As August approaches, so too does the stretch run of the 2010 Women’s Professional Soccer season. With just two months left in the season and playoff positions to be determined, it is tough for many fans not to be worried about off-field happenings in the league.
Attendance is down considerably and the disappearance of the Los Angeles Sol and Saint Louis Athletica has been well-documented. It easy to be negative in these dog days of summer, but there are also signs of life from WPS. Here are some things for fans to think about as they try to figure out exactly how pessimistic or optimistic they are.
Since the offseason we have been hearing about season ticket sales being up about 15 percent. That had many, including this guy, wide-eyed about the possibility of increased attendance across the league and seeing some better stadium environments.
While season ticket sales are up, walk-up sales are down. Attendance as a whole is down about 17 percent and it is now a rare occasion that a crowd over 4,000 appears anywhere other than Harvard Stadium. The Washington Freedom drew 4,809 for Saturday’s match against FC Gold Pride, but such numbers have been few and far between at the Maryland SoccerPlex and other venues this year.
Goal-scoring is up with 2.45 goals per game in 2010, a rise from last year’s 2.14 goals per game. Marta already broke her own single-season scoring record from last year with her 13 goals thus far this season and Amy Rodriguez is hot on her tail with 11 goals.
These goals are being scored in front of very few people. FC Gold Pride is drawing a measly 3,097 fans per game to see perhaps the best women’s soccer team in the world. Second place Philadelphia Independence is last in the league in attendance with 3,008 fans per game, dangerously close to dipping into the eye sore that is a four digit number beginning with the number two.
WPS is talking about 2012 expansion to Dallas and Los Angeles and has a list of several other markets with interested investors.
Expansion was supposed to come in 2011 and the initial plan called for 12 teams by 2012. The league will fall well short of that. Expansion in 2011 could have squashed the lingering and still fresh memories of Saint Louis and Los Angeles folding. It also could have helped FC Gold Pride at least have even one short road trip next season. What happened to an immediate return in LA? And I still stand to my thoughts on a regional league being beneficial to WPS.

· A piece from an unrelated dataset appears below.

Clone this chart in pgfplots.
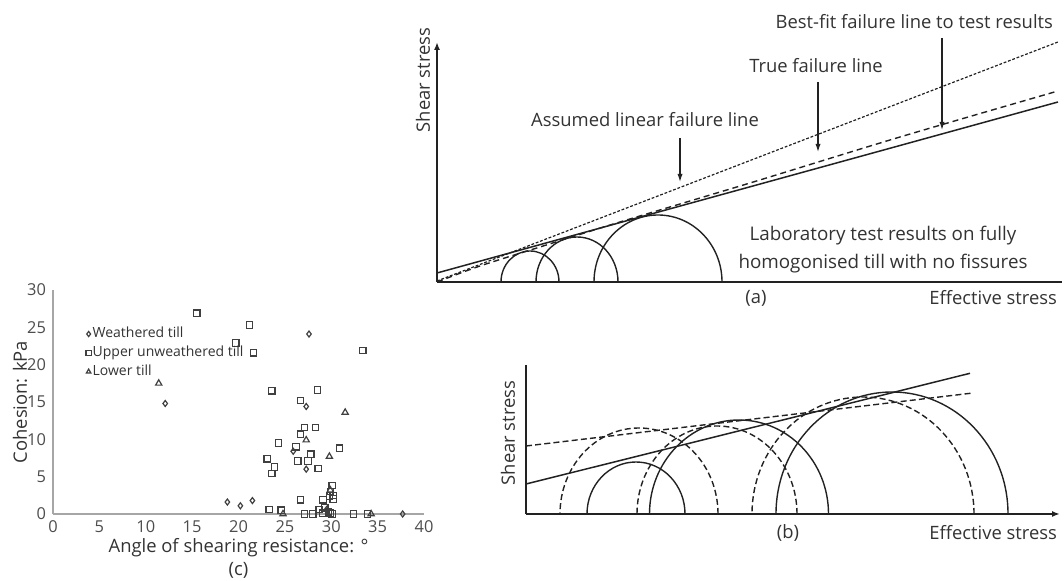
\documentclass[border=0pt]{standalone}
\usepackage{pgfplots}
\pgfplotsset{compat=1.18}
\usepackage{fontspec}
\setmainfont{Open Sans}
\usetikzlibrary{arrows.meta}
\definecolor{txt}{HTML}{333333}
\definecolor{tk}{HTML}{4D4D4D}
\definecolor{ln}{HTML}{222222}
\definecolor{axg}{HTML}{A6A6A6}
\definecolor{mk}{HTML}{404040}
% Mohr semicircle: [style] {centre} {x radius} {y radius}, in axis units (1 unit = 0.5pt)
\newcommand{\mohr}[4][]{%
  \draw[ln, line width=0.7pt, #1] (axis cs:#2,0) ++(#3*0.5pt,0) arc[start angle=0, end angle=180, x radius=#3*0.5pt, y radius=#4*0.5pt];}
\begin{document}
\begin{tikzpicture}[font=\fontsize{9.2}{11}\selectfont, text=txt]
\path[use as bounding box] (0,0) rectangle (532pt,290.5pt);

% ---------------- panel (a) ----------------
\begin{axis}[at={(218.5pt,149.5pt)}, anchor=south west, scale only axis,
  width=312.5pt, height=120pt, xmin=0, xmax=625, ymin=0, ymax=240,
  axis lines=left, ticks=none, clip=false,
  axis line style={ln, line width=0.8pt},
  x axis line style={-}, y axis line style={-{Latex[length=4pt,width=3pt]}}]
\mohr{93}{29}{31}
\mohr{140}{41}{45}
\mohr{221}{64}{67}
% best-fit (solid)
\addplot[ln, line width=0.75pt] coordinates {(0,9) (621,180)};
% true failure line (dashed, curved)
\addplot[ln, line width=0.7pt, dash pattern=on 3pt off 2pt, smooth] coordinates {(0,0) (43,16) (103,35) (183,60) (313,99) (463,145) (621,191)};
% assumed linear failure line (fine dashes)
\addplot[ln, line width=0.6pt, dash pattern=on 1.4pt off 0.9pt] coordinates {(0,1) (621,240)};
\draw[ln, line width=0.6pt, -{Latex[length=4pt,width=2.6pt]}] (axis cs:243,144) -- (axis cs:243,100);
\draw[ln, line width=0.6pt, -{Latex[length=4pt,width=2.6pt]}] (axis cs:381,200) -- (axis cs:381,130);
\draw[ln, line width=0.6pt, -{Latex[length=4pt,width=2.6pt]}] (axis cs:505,244) -- (axis cs:505,152);
\node[anchor=east] at (axis cs:623,260) {Best-fit failure line to test results};
\node at (axis cs:379,216) {True failure line};
\node at (axis cs:208,162) {Assumed linear failure line};
\node[align=center, font=\fontsize{9.4}{14}\selectfont] at (axis cs:446,32) {Laboratory test results on fully\\homogonised till with no fissures};
\node[rotate=90] at (axis cs:-14,202) {Shear stress};
\node at (axis cs:319,-16) {(a)};
\node[anchor=east] at (axis cs:627,-16) {Effective stress};
\end{axis}

% ---------------- panel (b) ----------------
\begin{axis}[at={(263pt,33.5pt)}, anchor=south west, scale only axis,
  width=267pt, height=74.5pt, xmin=0, xmax=534, ymin=0, ymax=149,
  axis lines=left, ticks=none, clip=false,
  axis line style={ln, line width=0.8pt},
  x axis line style={-{Latex[length=4pt,width=3pt]}}, y axis line style={-}]
\mohr{110}{49}{52}
\mohr{213}{89.5}{94}
\mohr{366}{116}{122}
\mohr[dash pattern=on 3pt off 1.6pt]{113}{79}{86}
\mohr[dash pattern=on 3pt off 1.6pt]{191}{80}{88}
\mohr[dash pattern=on 3pt off 1.6pt]{337}{111}{117}
\addplot[ln, line width=0.75pt] coordinates {(0,30) (444,140.7)};
\addplot[ln, line width=0.7pt, dash pattern=on 3pt off 1.6pt] coordinates {(0,68) (447,121)};
\node[rotate=90] at (axis cs:-18,81) {Shear stress};
\node at (axis cs:262,-19) {(b)};
\node[anchor=east] at (axis cs:538,-19) {Effective stress};
\end{axis}

% ---------------- panel (c) ----------------
\begin{axis}[at={(26.5pt,33.5pt)}, anchor=south west, scale only axis,
  width=185.5pt, height=112pt, xmin=0, xmax=40, ymin=0, ymax=30,
  axis lines=left, clip=false,
  axis line style={axg, line width=0.8pt, -},
  xtick={0,5,...,40}, ytick={0,5,...,30}, major tick length=0pt,
  /pgf/number format/assume math mode=true,
  tick label style={font=\fontsize{8.2}{9}\selectfont, text=tk},
  xlabel={Angle of shearing resistance: °},
  xlabel style={at={(axis description cs:0.5,-0.152)}, anchor=center, font=\fontsize{9.2}{11}\selectfont},
  ylabel={Cohesion: kPa},
  ylabel style={at={(axis description cs:-0.089,0.5)}, anchor=center, font=\fontsize{9.2}{11}\selectfont},
  legend style={at={(0.088,0.842)}, anchor=north west, draw=none, fill=none,
    font=\fontsize{7}{8}\selectfont, text=txt, row sep=1.2pt, inner sep=0pt, nodes={inner sep=0.7pt}},
  legend cell align=left,
  legend image code/.code={\draw[#1, mark size=1.3pt] plot coordinates {(0.06cm,0cm)};}]
\addplot[only marks, mark=diamond, mark size=1.5pt, mk, mark options={line width=0.6pt}] coordinates {
(27.6,24.1) (12.1,14.8) (27.3,14.4) (25.9,8.4) (27.3,6.0) (18.8,1.6) (20.2,1.1) (21.5,1.8) (29.5,0.6) (37.7,0)};
\addlegendentry{Weathered till}
\addplot[only marks, mark=square, mark size=1.6pt, mk, mark options={line width=0.6pt}] coordinates {
(15.5,26.9) (21.2,25.3) (19.7,22.9) (21.6,21.6) (33.4,21.9)
(23.6,16.5) (28.5,16.6) (26.7,15.2) (27.1,11.6) (28.3,11.6) (26.7,10.7) (24.3,9.5) (26.2,9.0) (30.9,8.8) (27.8,8.0)
(23.1,7.4) (26.4,7.1) (27.5,7.1) (23.9,6.3) (28.6,6.1) (23.6,5.4)
(30.1,3.8) (29.9,3.0) (30.2,2.5) (29.8,2.4) (30.2,2.0) (29.1,1.9) (26.7,1.9) (23.3,0.6) (24.6,0.5) (28.7,0.6) (29.3,0.8) (29.7,0.3)
(27.1,0) (28.0,0) (29.1,0.1) (29.9,0.1) (32.4,0) (33.9,0) (30.1,0)};
\addlegendentry{Upper unweathered till}
\addplot[only marks, mark=triangle, mark size=1.8pt, mk, mark options={line width=0.6pt}] coordinates {
(11.4,17.5) (31.5,13.6) (27.3,9.9) (29.8,7.7) (29.9,3.2) (24.8,0) (34.3,0)};
\addlegendentry{Lower till}
\node[font=\fontsize{9.2}{11}\selectfont] at (axis description cs:0.5,-0.25) {(c)};
\end{axis}
\end{tikzpicture}
\end{document}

If you are looking for a sign of life in 2011, season tickets are one good measuring stick. The Boston Breakers, Chicago Red Stars and Philadelphia Independence have announced plans for 2011 season tickets already. While the information is pretty basic and preliminary, it at least shows signs of 2011 plans.
Notice that there are no direct mentions of venues for Chicago or Philadelphia, the two teams most in need of a venue change. Chicago even has a picture of what looks like one side of Toyota Park, but never directly mentions the name of the stadium. Excessive rent at the stadium is a pretty well-documented issue and the Red Stars are searching for different venue options. Let’s hope something gives. Meanwhile, having been to West Chester University twice now for Philly games, I can tell you it is anywhere but Philadelphia. It is about 30 minutes out of the actual city. For the most part, teams need to be in downtown areas. There are a lot of other factors that go into Boston’s superior attendance, but just ask the Breakers what being downtown can do. People walk to the stadium. It’s easier for fans, media, staff – everyone.
There is also the recent league restructuring that shows things clearly are not working with the current budget. So, are you more pessimistic or optimistic now than you were at the beginning of the season or even ten minutes ago? Perhaps for now, a hopeful middle ground is the best option.